The first step in building trust is improving the transparency of how products move through the extended supply chain. Greater visibility reduces the opaqueness that exists today — opaqueness that leads to misgivings between partners and the inefficiencies that follow.
Retail provides a useful illustration of the benefits of transparency. The retail industry differentiated itself by its early adoption of technology that streamlines supply chain processes and enables data capture (think barcoding and the scanner at the checkout counter). This critical supply chain transformation began when large industry players decided to focus on the “first moment of truth” — the moment a consumer first encounters a product — and moved toward a consumer-driven supply network.
During this transformation, the retail industry focused on ensuring that product was available at the shelf when the shopper wanted to buy it. This meant delivering product in the most efficient manner, damage-free and with sufficient product dating (for products that had expiration dates).

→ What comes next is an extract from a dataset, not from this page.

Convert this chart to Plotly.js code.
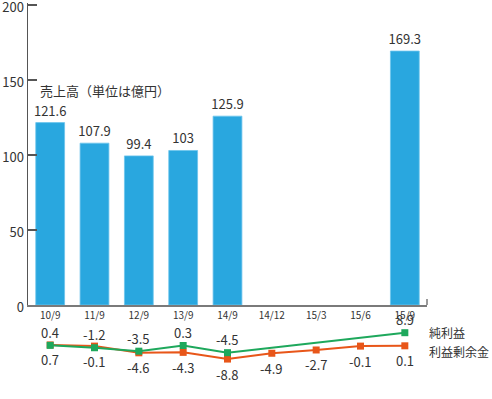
<!DOCTYPE html>
<html>
<head>
<meta charset="utf-8">
<script src="https://cdn.plot.ly/plotly-3.0.1.min.js"></script>
<style>html,body{margin:0;padding:0;background:#fff;}#chart{width:492px;height:399px;}</style>
</head>
<body>
<div id="chart"></div>
<script>
const categories = ['10/9','11/9','12/9','13/9','14/9','14/12','15/3','15/6','15/9'];
const sales = [121.6, 107.9, 99.4, 103, 125.9, null, null, null, 169.3];
const netIncome = [0.4, -1.2, -3.5, 0.3, -4.5, null, null, null, 8.9];
const retainedEarnings = [0.7, -0.1, -4.6, -4.3, -8.8, -4.9, -2.7, -0.1, 0.1];
const yTicks = [0, 50, 100, 150, 200];

const font = '"Noto Sans CJK JP", "Noto Sans", sans-serif';
const fmt = v => (v === null ? '' : String(v));

const data = [
  {
    type: 'bar', x: categories, y: sales, yaxis: 'y',
    marker: {color: '#29a7df', line: {color: '#6cc4ec', width: 0.8}},
    width: 0.65,
    text: sales.map(fmt), textposition: 'outside', cliponaxis: false, constraintext: 'none',
    textfont: {family: font, size: 13, color: '#333'},
    hoverinfo: 'skip'
  },
  {
    type: 'scatter', mode: 'lines+markers', x: categories, y: retainedEarnings, yaxis: 'y2',
    line: {color: '#e85619', width: 2}, marker: {symbol: 'square', size: 7, color: '#e85619'},
    cliponaxis: false, hoverinfo: 'skip'
  },
  {
    type: 'scatter', mode: 'lines+markers', x: categories, y: netIncome, yaxis: 'y2',
    connectgaps: true,
    line: {color: '#1ea85c', width: 2}, marker: {symbol: 'square', size: 7, color: '#1ea85c'},
    cliponaxis: false, hoverinfo: 'skip'
  }
];

const labelAnns = [];
categories.forEach((c, i) => {
  if (netIncome[i] !== null) {
    labelAnns.push({text: fmt(netIncome[i]), x: c, y: netIncome[i], xref: 'x', yref: 'y2',
      yshift: 13, showarrow: false, xanchor: 'center', yanchor: 'middle',
      font: {family: font, size: 13, color: '#333'}});
  }
  if (retainedEarnings[i] !== null) {
    labelAnns.push({text: fmt(retainedEarnings[i]), x: c, y: retainedEarnings[i], xref: 'x', yref: 'y2',
      yshift: -15, showarrow: false, xanchor: 'center', yanchor: 'middle',
      font: {family: font, size: 13, color: '#333'}});
  }
});

const layout = {
  width: 492, height: 399,
  margin: {l: 28, r: 65, t: 3, b: 0},
  paper_bgcolor: '#fff', plot_bgcolor: 'rgba(0,0,0,0)',
  showlegend: false,
  font: {family: font, color: '#333'},
  xaxis: {
    type: 'category', range: [-0.5, 8.5], anchor: 'y',
    showgrid: false, zeroline: false,
    showline: true, linecolor: '#7a7a7a', linewidth: 2,
    ticks: '', tickfont: {family: font, size: 10, color: '#333'},
    fixedrange: true
  },
  yaxis: {
    domain: [0.2374, 0.99874], range: [0, 201],
    tickvals: yTicks, ticktext: yTicks.map(String),
    ticklabeloverflow: 'allow', ticklabelshift: 2,
    showgrid: false, zeroline: false,
    showline: true, linecolor: '#555', linewidth: 1.5,
    ticks: 'inside', ticklen: 9, tickcolor: '#555', tickwidth: 1.5,
    tickfont: {family: font, size: 13, color: '#333'},
    fixedrange: true
  },
  yaxis2: {
    domain: [0, 0.2374], range: [-35.6, 27.5], anchor: 'x',
    visible: false, fixedrange: true
  },
  shapes: [
    {type: 'line', xref: 'paper', yref: 'paper', x0: 1, x1: 1, y0: 0.2374, y1: 0.2374 + 6/396,
     line: {color: '#7a7a7a', width: 1.5}}
  ],
  annotations: [
    {text: '売上高（単位は億円）', xref: 'paper', yref: 'paper', x: 0.024, y: 0.778,
     xanchor: 'left', yanchor: 'middle', showarrow: false,
     font: {family: font, size: 13, color: '#333'}},
    {text: '純利益', xref: 'paper', yref: 'paper', x: 1, y: 0.169, xshift: 0,
     xanchor: 'left', yanchor: 'middle', showarrow: false,
     font: {family: font, size: 12, color: '#333'}},
    {text: '利益剰余金', xref: 'paper', yref: 'paper', x: 1, y: 0.119, xshift: 0,
     xanchor: 'left', yanchor: 'middle', showarrow: false,
     font: {family: font, size: 12, color: '#333'}}
  ].concat(labelAnns)
};

Plotly.newPlot('chart', data, layout, {displayModeBar: false, staticPlot: true});
</script>
</body>
</html>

Today, the consumer-driven supply network depends on understanding the complete movement of product; from point of manufacture to the store shelf. Success hinges on identifying opportunities to streamline the supply chain and make it more responsive to changing consumer tastes or needs. How information flows is just as important as how product flows.
Global adoption of the barcode and data standards, such as GS1, provided a platform to give all partners real-time data visibility into product movement. This foundation led to improvements in trust and, subsequently, performance. Because of readily available data from standard data sources (like GS1), stores that were once regularly out of stock on highly favored items were able to reduce out of stocks, or eliminate the problem altogether (think of the inkjet in-stock promise many office supply retailers offer). At the same time, retailers could quickly replace products that weren’t moving, such as garments, with those that were, dramatically reducing end-of-season markdowns and obsolescence write-offs.